The new band includes sibling duo Sigurlaug Thorarensen and Sveinbjörn Thorarensen, respectively on guitar/backing vocals and synth, and Sólrún Mjöll Kjartansdóttir on drums, with Þórisdóttir herself fully embraced playing the bass live. Throughout our conversation, she repeatedly describes how bass lines are what she usually notices first in a performance: “As a child I was fascinated by the double bass in jazz. I would always stare at it and admire how with just two or three notes it can hold an entire piece together. Somehow I never learned to play it until a year ago, and now I play the electric bass at my shows.”

Þórisdóttir also tells me how captivated she is by sincerity in lyrics. "A song doesn’t need to be gentle to be sincere, in fact it’s sometimes better if it’s punk rock or something loud,” she observes. As an example Þórisdóttir mentions a recent PJ Harvey show she went to: “She doesn’t chat much in between songs, but everything she says is so on point.”

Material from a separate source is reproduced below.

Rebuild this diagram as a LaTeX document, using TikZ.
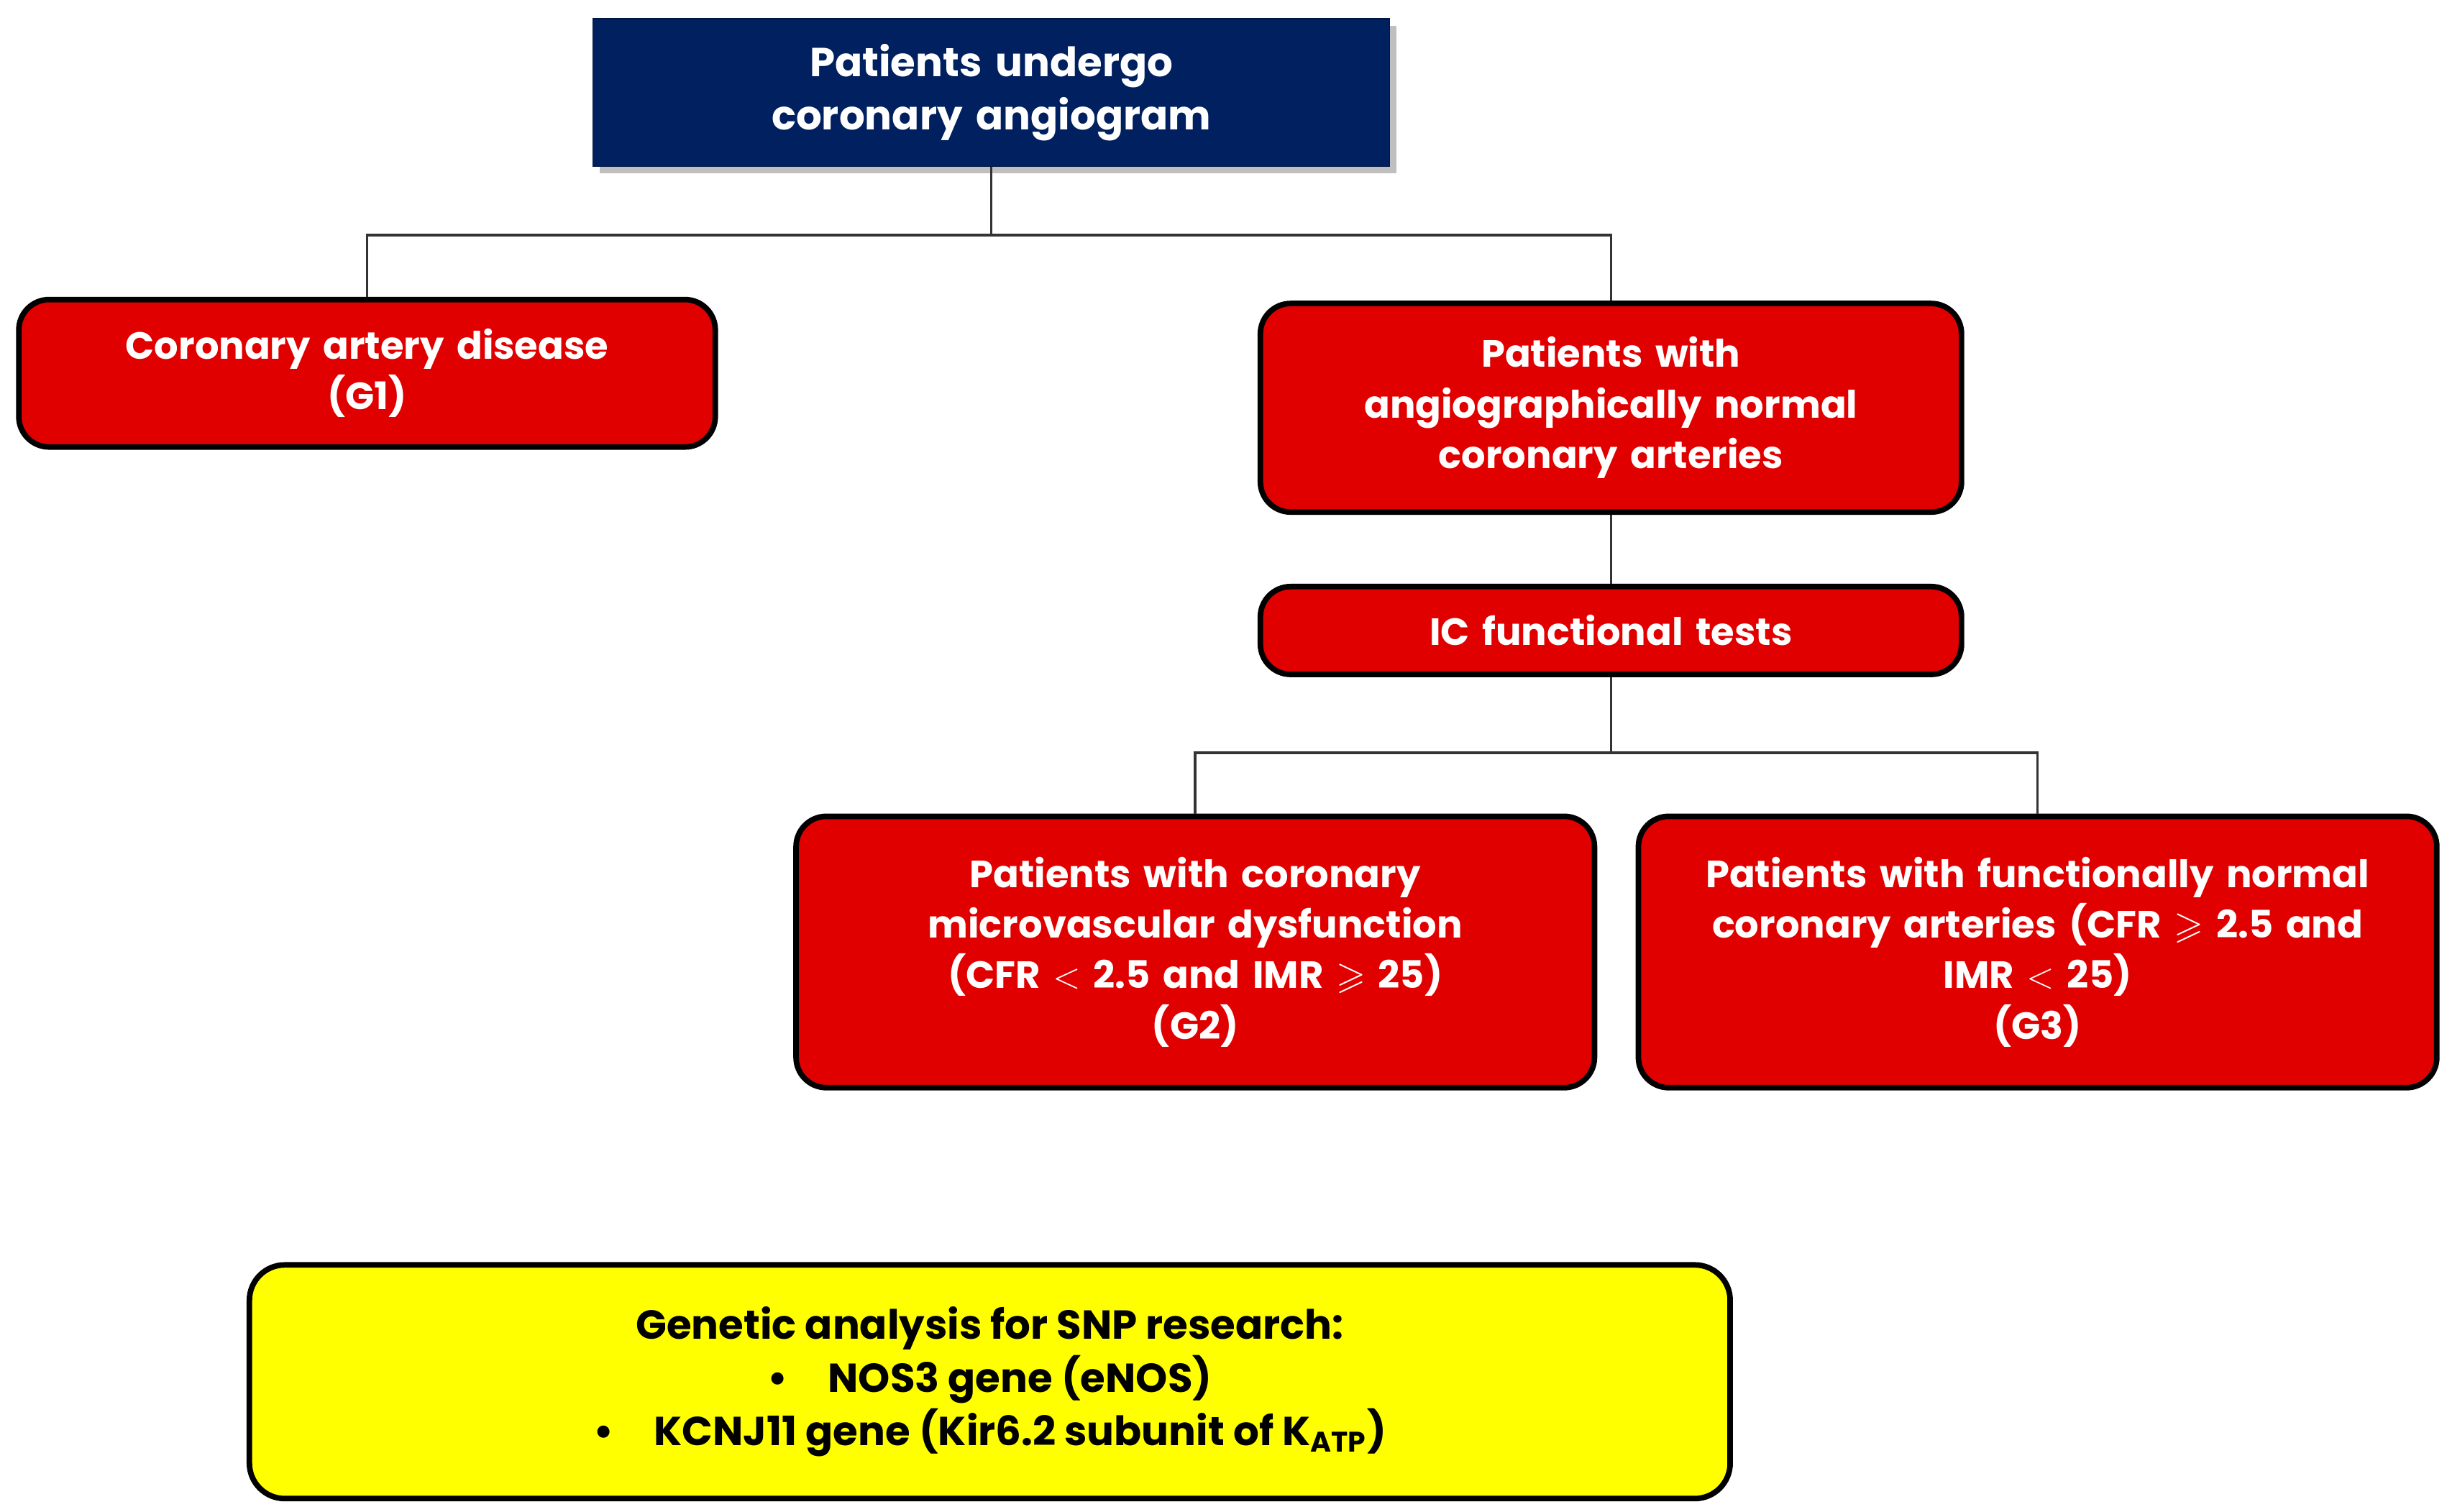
\documentclass[tikz,border=0pt]{standalone}
\usepackage{fontspec}
\usepackage{amssymb}
\setmainfont{Poppins}
\usetikzlibrary{shadows}
\definecolor{navy}{RGB}{0,32,96}
\definecolor{boxred}{RGB}{224,0,0}
\definecolor{boxyellow}{RGB}{255,255,0}
\tikzset{
  redbox/.style={draw=black, line width=2.2pt, rounded corners=12pt, fill=boxred,
    text=white, font=\fontsize{15}{20}\selectfont\bfseries, align=center, inner sep=2pt},
  link/.style={draw=black!80, line width=1pt}
}
\begin{document}
\begin{tikzpicture}[x=0.02181cm, y=-0.02181cm]
	\useasboundingbox (0,0) rectangle (1560,964);
	% top
	\node[fill=navy, draw=navy!70!black, drop shadow, text=white, font=\fontsize{16}{21}\selectfont\bfseries,
	  align=center, minimum width=508*0.02181cm, minimum height=94*0.02181cm, text width=440*0.02181cm]
	  (angio) at (632,59) {Patients undergo coronary angiogram};

	% groups
	\node[redbox, minimum width=444*0.02181cm, minimum height=94*0.02181cm, text width=420*0.02181cm]
	  (cad) at (234,238) {Coronary artery disease\\(G1)};
	\node[redbox, minimum width=447*0.02181cm, minimum height=133*0.02181cm, text width=420*0.02181cm]
	  (normal) at (1027,260) {Patients with\\angiographically normal\\coronary arteries};
	\node[redbox, minimum width=447*0.02181cm, minimum height=56*0.02181cm, text width=420*0.02181cm]
	  (ictest) at (1027,402) {IC functional tests};
	\node[redbox, minimum width=509*0.02181cm, minimum height=173*0.02181cm, text width=480*0.02181cm]
	  (cmd) at (762,607) {Patients with coronary\\microvascular dysfunction\\(CFR $<$ 2.5 and IMR $\geqslant$ 25)\\(G2)};
	\node[redbox, minimum width=509*0.02181cm, minimum height=173*0.02181cm, text width=480*0.02181cm]
	  (fnormal) at (1299,607) {Patients with functionally normal\\coronary arteries (CFR $\geqslant$ 2.5 and\\IMR $<$ 25)\\(G3)};

	% genetics
	\node[draw=black, line width=2.2pt, rounded corners=14pt, fill=boxyellow, align=center,
	  font=\fontsize{16}{21}\selectfont\bfseries, minimum width=944*0.02181cm, minimum height=149*0.02181cm]
	  (snp) at (631,881) {Genetic analysis for SNP research:\\
	  \textbullet\quad NOS3 gene (eNOS)\\
	  \textbullet\quad KCNJ11 gene (Kir6.2 subunit of K\textsubscript{ATP})};

	% tree
	\coordinate (split1) at (632,150);
	\coordinate (split2) at (1027,480);
	\draw[link] (angio.south) -- (split1);
	\draw[link] (cad.north) |- (split1) -| (normal.north);
	\draw[link] (normal.south) -- (ictest.north);
	\draw[link] (ictest.south) -- (split2);
	\draw[link] (cmd.north) |- (split2) -| (fnormal.north);
\end{tikzpicture}
\end{document}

For now she says she’s just excited to play again with her new band. “It’s always different and thrilling to see what happens, because you’re working with other people who react to what you’re doing. You’re making something together. I don’t know if this love of improv is from jazz, but it’s very chaotic and fulfilling and leaves songs more open to interpretation.”

She’s the first to admit that it’s always considerably more stressful to play at Airwaves. “Airwaves is of course home. It’s the festival where I took my first steps as a professional performer, and it’s always been a platform for me and supported me and my projects, both my solo works and when I was in Bloodgroup. [But] it’s always more difficult to play for an audience that knows you. It’s a lot harder for me to play at Airwaves than it was to play for a thousand people in China with Bloodgroup. I know I’m not alone in thinking this–Sigur Rós said something similar long ago–It’s a real phenomenon!”